Disc/CounterSlotMachines
Disc and counter slot machines collect physical-looking tokens — discs, orbs, coins, or symbols — that visibly accumulate on the cabinet between players. The collection persists, so each abandoned partial set is leftover value waiting for the next player. The Buffalo Link, Dragon Link, and All Aboard families are well-known disc/counter cabinets, with thresholds and trigger behavior that are heavily documented and tracked by advantage play scouts on every floor that runs them.
Mechanics
How disc / counter machines work
Disc-style cabinets show a target number of positions to fill — often 6 of 6 discs, 15 of 15 coins, or a similar 'collect to fill' visual. Special trigger symbols land randomly on the reels and lock into open positions, advancing the count. When all positions are filled, the bonus fires (commonly hold-and-spin or a free-games round). Because the filled positions persist between players, the most valuable cabinets are those left at 4 of 6, 5 of 6, or one disc shy of trigger.
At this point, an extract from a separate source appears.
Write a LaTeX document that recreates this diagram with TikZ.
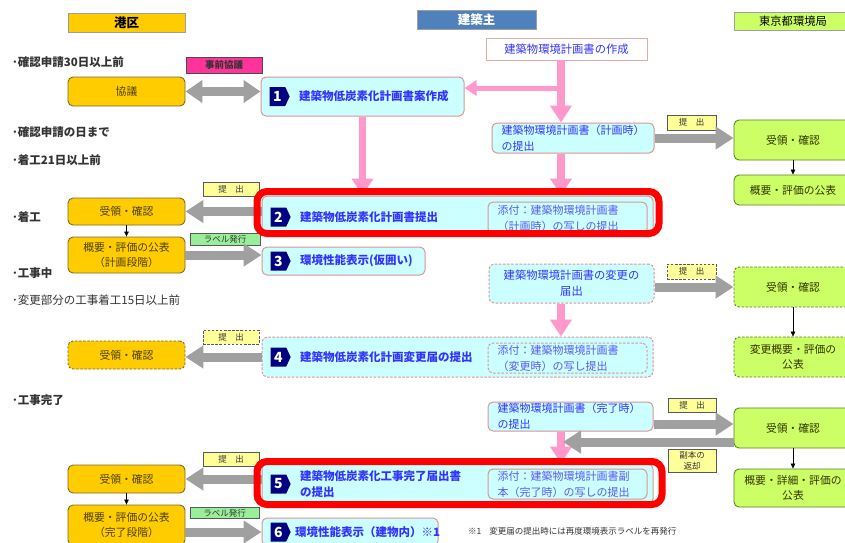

Counter-style variants use a numeric tally instead of visible positions but follow the same persistence rule.
Advantage Play
Advantage play tactics for disc / counter
Walk the floor scanning the disc display on each known title. Sit immediately at any cabinet showing one or two positions remaining — these are the most contested seats on the floor. Bet the level documented for full bonus payout (some Link cabinets pay tiered bonuses based on bet). Confirm the bonus fires on a trigger spin before relaxing — a mistimed reset can wipe progress, and properly documented Link play assumes the discs you see are real.